Oder: Die heimliche Diskothek. Über das Verhältnis der Universitäts- und Hansestadt zu ihrer Kneipen- und Musikszene.
Eines muss man mal festhalten: Der Neid herrscht in Greifswald. Kaum hat jemand ne Idee, die vielleicht vielversprechend sein könnte, schon schießen sich andere drauf ein. Ideen muss man verhindern. Wo käme man denn sonst hin? Da könnte sich ja sonst mal was verändern in der Stadt!
Beispiel gefällig: Kaum war die Wasser-Prawda im neuen Layout online, versuchte schon irgend ein Trottel, den Server zum Absturz zu bringen. Allerdings hat er sich dermaßen dämlich angestellt, dass daraus nichts wurde… Sowas ist ja noch witzig zu sehen. Anders ist aber diese Geschichte: Da gab es die Idee, regelmäßig in einer Kneipe ein wenig anderes Musikprogramm zu spielen, als man in den Clubs und Discotheken der Stadt erleben kann. Konkret: Handgemachte Musik zwischen Swing und Soul, Dancefloor Jazz und ein wenig aktuelle swingende Electromucke. Die ersten zwei Parties in der Hornfischbar sind gelaufen. Und offensichtlich hatten die Besucher auch ihren Spaß. Und hier liegt das Problem: Sowas darf einfach nicht sein! Mit Bußgeldandrohung wurde dem Kneipenbetreiber untersagt, weiterhin eine „ungenehmigte Discothek“ zu betreiben.
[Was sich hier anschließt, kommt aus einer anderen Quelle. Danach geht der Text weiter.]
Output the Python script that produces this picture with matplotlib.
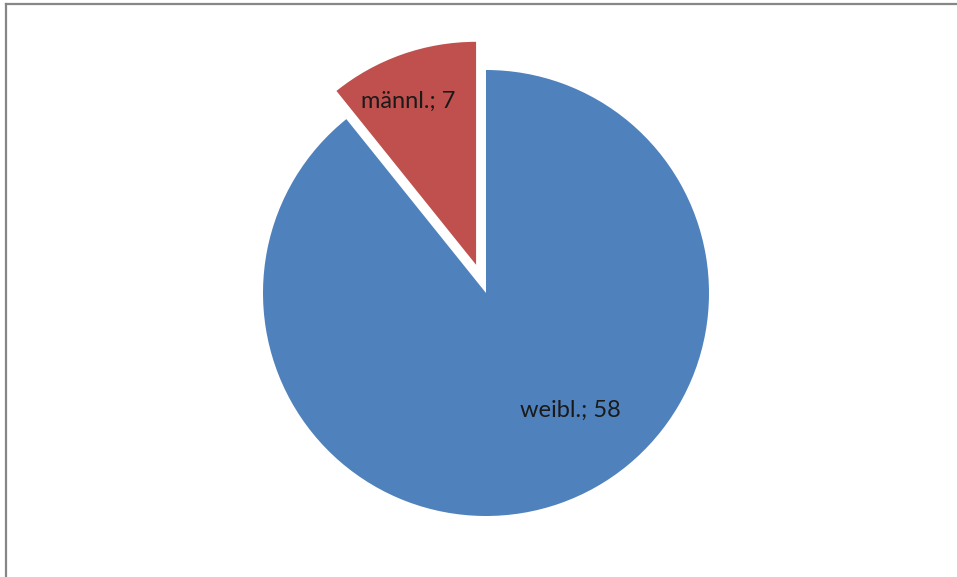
import matplotlib.pyplot as plt
from matplotlib.lines import Line2D
import numpy as np

# Geschlechterverteilung
labels = ['weibl.', 'männl.']
values = [58, 7]
colors = ['#4F81BD', '#C0504D']

W, H = 957, 577
fig = plt.figure(figsize=(W / 100, H / 100), dpi=100)
ax = fig.add_axes([0, 0, 1, 1])

cx, cy, r = 486, H - 293, 223
explode = [0, 0.134 * r]  # pie() nimmt den Versatz in Datenkoordinaten
wedges, _ = ax.pie(values, colors=colors, explode=explode, startangle=90,
                   counterclock=False, center=(cx, cy), radius=r,
                   wedgeprops=dict(linewidth=0))

ax.set_xlim(0, W)
ax.set_ylim(0, H)
ax.set_aspect('equal')
ax.axis('off')

# Beschriftung "Name; Wert" in den Segmenten
label_pos = [(570, H - 410), (408, H - 101)]
for name, val, (x, y) in zip(labels, values, label_pos):
    ax.text(x, y, '%s; %d' % (name, val), ha='center', va='center',
            fontsize=17, family='Lato', color='#1a1a1a')

# Rahmen (oben und links)
fig.add_artist(Line2D([5.5 / W, 1], [1 - 3.5 / H, 1 - 3.5 / H],
                      transform=fig.transFigure, color='#868686', lw=1.6))
fig.add_artist(Line2D([5.5 / W, 5.5 / W], [0, 1 - 3.5 / H],
                      transform=fig.transFigure, color='#868686', lw=1.6))

fig.savefig('out.png', dpi=100)
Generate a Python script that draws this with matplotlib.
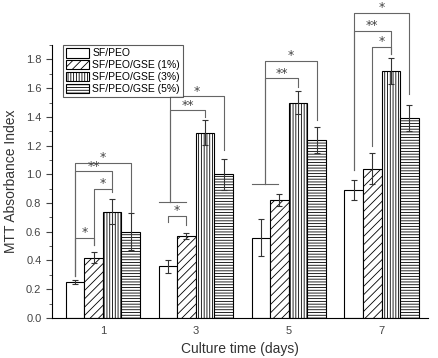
import numpy as np
import matplotlib
matplotlib.use("Agg")
import matplotlib.pyplot as plt
from matplotlib.ticker import MultipleLocator

days = [1, 3, 5, 7]
labels = ["SF/PEO", "SF/PEO/GSE (1%)", "SF/PEO/GSE (3%)", "SF/PEO/GSE (5%)"]
hatches = ["", "////", "||||||", "------"]

sfpeo = [0.25, 0.36, 0.56, 0.89]
gse1 = [0.42, 0.57, 0.82, 1.04]
gse3 = [0.74, 1.29, 1.50, 1.72]
gse5 = [0.60, 1.00, 1.24, 1.39]

sfpeo_err = [0.015, 0.045, 0.13, 0.07]
gse1_err = [0.04, 0.02, 0.04, 0.11]
gse3_err = [0.085, 0.085, 0.08, 0.09]
gse5_err = [0.13, 0.11, 0.09, 0.09]

# significance brackets: x_left, x_right, height, left leg end, right leg end, label
brackets = [
    (0.4, 1.6, 1.08, 0.29, 0.74, "*"),
    (0.4, 1.2, 1.02, 0.29, 0.90, "**"),
    (0.8, 1.2, 0.90, 0.51, 0.88, "*"),
    (0.4, 0.8, 0.56, 0.29, 0.51, "*"),
    (2.45, 3.6, 1.545, 0.81, 1.17, "*"),
    (2.45, 3.2, 1.447, 0.81, 1.40, "**"),
    (2.4, 2.8, 0.713, 0.67, 0.65, "*"),
    (4.5, 5.6, 1.79, 0.93, 1.38, "*"),
    (4.5, 5.2, 1.67, 0.93, 1.61, "**"),
    (6.4, 7.6, 2.125, 1.03, 1.56, "*"),
    (6.4, 7.2, 2.0, 1.03, 1.84, "**"),
    (6.8, 7.2, 1.89, 1.20, 1.84, "*"),
]
# little horizontal feet under the shared left legs
feet = [(2.2, 2.8, 0.81), (4.2, 4.78, 0.93)]

series = [sfpeo, gse1, gse3, gse5]
errs = [sfpeo_err, gse1_err, gse3_err, gse5_err]
offsets = [-0.6, -0.2, 0.2, 0.6]
w = 0.4

plt.rcParams["font.family"] = ["Liberation Sans", "DejaVu Sans"]
plt.rcParams["hatch.linewidth"] = 0.6
plt.rcParams["hatch.color"] = "#333333"
fig = plt.figure(figsize=(4.39, 3.58), dpi=100)
ax = fig.add_axes([0.118, 0.112, 0.857, 0.762])

x = np.array(days, dtype=float)
for vals, err, off, h, lab in zip(series, errs, offsets, hatches, labels):
    ax.bar(x + off, vals, w, color="white", edgecolor="black", hatch=h,
           linewidth=0.8, label=lab)
    ax.errorbar(x + off, vals, yerr=err, fmt="none", ecolor="#333333",
                elinewidth=0.8, capsize=2.5, capthick=0.8)

lc = "#666666"
for xl, xr, yb, yl, yr, s in brackets:
    ax.plot([xl, xl, xr, xr], [yl, yb, yb, yr], color=lc, lw=0.8, clip_on=False)
    ax.text((xl + xr) / 2, yb - 0.01, s, ha="center", va="bottom",
            fontsize=9, color="#444444", family="DejaVu Sans", clip_on=False)
for xa, xb, yf in feet:
    ax.plot([xa, xb], [yf, yf], color=lc, lw=0.8)

ax.set_xlim(-0.1, 8.0)
ax.set_ylim(0, 1.9)
ax.set_xticks(days)
ax.tick_params(axis="x", length=0, labelsize=8, colors="#444444", pad=6)
ax.yaxis.set_major_locator(MultipleLocator(0.2))
ax.yaxis.set_minor_locator(MultipleLocator(0.1))
ax.tick_params(axis="y", which="major", length=4, labelsize=8, colors="#444444")
ax.tick_params(axis="y", which="minor", length=2, colors="#444444")
ax.set_yticklabels([f"{v:.1f}" for v in ax.get_yticks()])
ax.spines["top"].set_visible(False)
ax.spines["right"].set_visible(False)
ax.set_xlabel("Culture time (days)", fontsize=10, color="#333333", labelpad=4)
ax.set_ylabel("MTT Absorbance Index", fontsize=10, color="#333333", labelpad=6)

leg = ax.legend(loc="upper left", bbox_to_anchor=(0.03, 1.0), fontsize=7.5,
                frameon=True, fancybox=False, edgecolor="#333333",
                handlelength=2.2, handleheight=1.0, handletextpad=0.3,
                labelspacing=0.15, borderpad=0.3, borderaxespad=0.0)
leg.get_frame().set_linewidth(0.8)

fig.savefig("out.png", dpi=100)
Bitte? Wo leben wir denn? Seit wann ist ein kleiner (mit 30 Besuchern komplett gefüllter) Raum eine Discothek? Darf ein Kneiper jetzt keine „elektronisch verstärkte Musik“ mehr spielen? (Mal ne kleine Anmerkung; wenn damit auch das sinnlose dudeln von Radiosendern im Hintergrund öffenlich zugänglicher Räume betroffen wäre, dann würde ich das ja sofort begrüßen…)
Ich weiß ja, dass die Bewohner im Hafenbereich sich schon immer gegen öffentlich wahrnehmbare kulturelle Aktivitäten engagieren. Man denke nur an die grandiose Freilichtbühne, auf der nur noch für paar Wochen ein wenig Shakespeare gespielt werden darf – und das auch nur bis 22 Uhr. Aber eine Party in der Hornfischbar ist von außen überhaupt nicht zu merken. Dafür sind die Lautstärken zu gering – ansonsten würde man es unter Deck ja gar nicht aushalten. Das kann also nicht der offizielle Grund für das Verbot sein.
Oder sollte es daran liegen, dass ja in Eldena mit der „Walter“ noch ein weiteres Schiff drauf wartet, als Veranstaltungsort in Betrieb genommen zu werden? Hier gab es wohl im Vorfeld gewaltige Differenzen zwischen den kommunalen Behörden und dem Betreiberverein, zu dem auch der Chef der Hornfischbar gehört. Nach deren Aussagen soll es übrigens nur noch an einer fehlenden Ausweisung einer Feuerwehrzufahrt im Bereich der Baustelle des geplanten Sperrwerkes mangeln. Was man von anderer Seite andeutungsweise zu hören bekommt, klingt allerdings eher so, als sei die Walter eigentlich im Gefahrenfall eine einzige Menschenfalle…
Aber auch das sollte man nicht als Verbotskeule herausholen. Immerhin ist die Pomeria ein ganz anderes Kaliber als die Walter – und die Gefahr eines lautstarken Menschenaufkommens bei weiteren Parties steht eigentlich nicht zu befürchten. Denn hier laufen weder aktuelle Charthits noch abgenudelter 80er Jahre-Müll, kein lauter Techno, kein House, nichts, was das normale partysuchende Jungvolk so zu konsumieren pflegt. Sondern die Parties sollten auch den Leuten, die auf Tanzmusik jenseits des Normalen stehen, die Möglichkeit zum Tanzen geben. Aber die Gefahr, wegen einer heimlichen Discothek verklagt zu werden, war der Hornfischbar dann doch zu riskant. Schade eigentlich. Aber wiederum auch typisch für Greifswalder Neid.